Thursday, June 28, 2018

Kazan Must Stop Lying to Tatar People and Fight for Their Sovereignty, Bayramova Says


Paul Goble

            Staunton, June 28 – Fawzie Bayramova, a longtime Kazan Tatar activist, says that the leaders of Tatarstan must stop lying about how much of the nation’s future is being lost and instead start the process of doing whatever is necessary to preserve it for future generations. “It’s time to tell the truth!”

            In impassioned terms in a Tatar-language essay for Radio Liberty’s Tatar-Bashkir Service, she says that the Duma’s approval on first reading of the draft law on non-Russian languages, one that embodies Vladimir Putin’s that the study of all languages except Russian be voluntary threatens the Tatars as a people (azatliq.org/a/29315624.html).

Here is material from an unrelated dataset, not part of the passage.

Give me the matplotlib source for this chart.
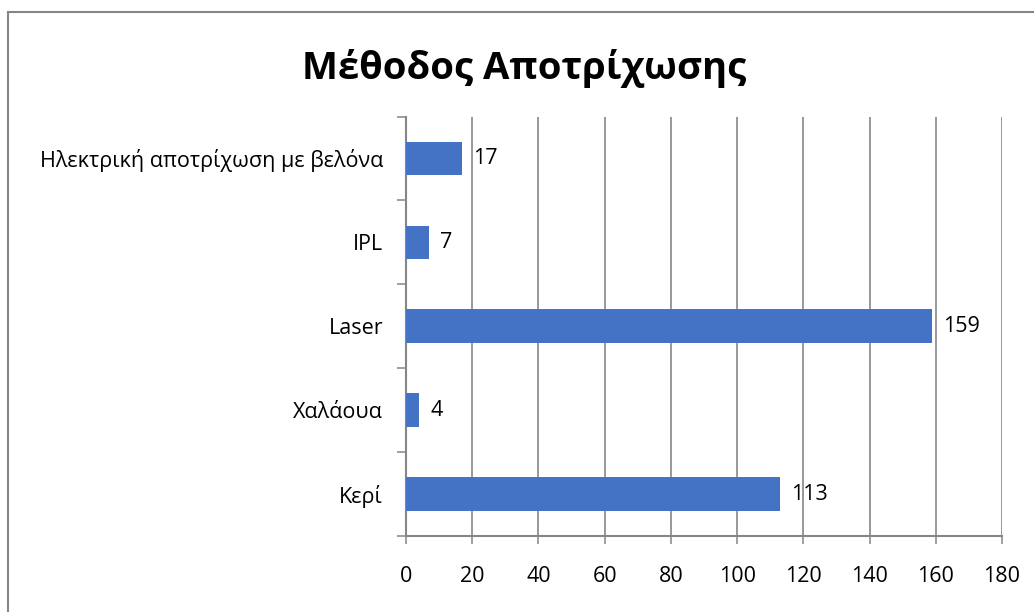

                This measure like much else that Moscow has done, Bayramova continues, will destroy the nation’s language and thus its vital essence. The bill says parents are free to choose which language their children will study in but that is a fraud that the Russian government is perpetrating on the Tatars and all other non-Russians.

            As long as the state examinations students must take and pass to get into universities, parents will “naturally choose that language for their children,” the activist says. “And if they do choose to have their children study Russian as their native language for the sake of the children’s future, there is little hope they will give any proper ethnic upbringing within the family either.

            Teachers will follow the same principle “now not only in the major cities but also in Tatar villages all for the sake of these examinations.” Indeed, in most places, all disciplines are being taught in Russian. Last fall, federal prosecutors trampled on the Tatar language. Now, the nation’s language will be “destroyed with the help of the law.”

            With the disappearance of the language, Tatarstan’s literary heritage and culture which have roots going back a millennium “will also disappear. The Tatar-language media will disappear. Only educational institutions can teach children to read, write and think in their native language.”

            If anyone wants to see what fate awaits the Tatar language and the Tatar nation in the near future, Bayramova continues, visit Tatar villages in the Urals. There, people under 60 cannot read and write in Tatar because there were no Tatar-language schools for them when they were younger. And ethnic intermarriage now stands at 80 to 90 percent.

            Once Tatar has been destroyed so too will the nation, she says. After a generation or to, the Tatars will be assimilated into the Russian nation and will never be able to escape. Still worse, they will become mankurts with no religion and no language who will be easy pickings for the Russians – or the Chinese.

                Faced with this horrific prospect, the longtime activist continues, there are four things the leaders of Tatarstan must do and that all those who care about the survival of the Tatar language and the Tatar nation must support.

            First, the leaders in Kazan must tell the truth. This must be state policy now. “We mustn’t allow ourselves to be distracted with athletic competitions and allow the nation to disappear in a melting pot. Today, people are kicking soccer balls; tomorrow, they will be kicking our heads.” To fail to speak out now is a betrayal of the Tatars.

            Second, Kazan must dispatch its most senior leaders, including Shaimiyev and Minnikhanov to Moscow to try to talk their Russian counterparts out of adopting this law.  They and others should stop all talk about the possibility of amendments. There won’t be any that make any significant change in Putin’s radical assimilationist policies.

            Third, all Tatars, including officials and ordinary members of the nation, need to recognize that what Moscow has no plans to retreat. It will push and push and push. Tatars need to resist with all their might. They have no place to retreat either; and Kazan must be honest enough to say that publicly.

            And fourth, Bayramova says, Tatarstan should be reminding the world and its most important institutions that the republic’s sovereignty declaration was approved by 62 percent of its people in a referendum. Groups like the World Tatar Congress and the Shura must take the lead to defend the nation at this international level.

            Indeed, she concludes, the Tatar national movement must now work to prepare Tatars for the building of a sovereign state “because a nation without statehood will never be able to live freely. Russia’s five-century-long genocide against the Tatars provides clear evidence of that. Tatarstan’s leaders and peoples must remember this and take urgent measures now.”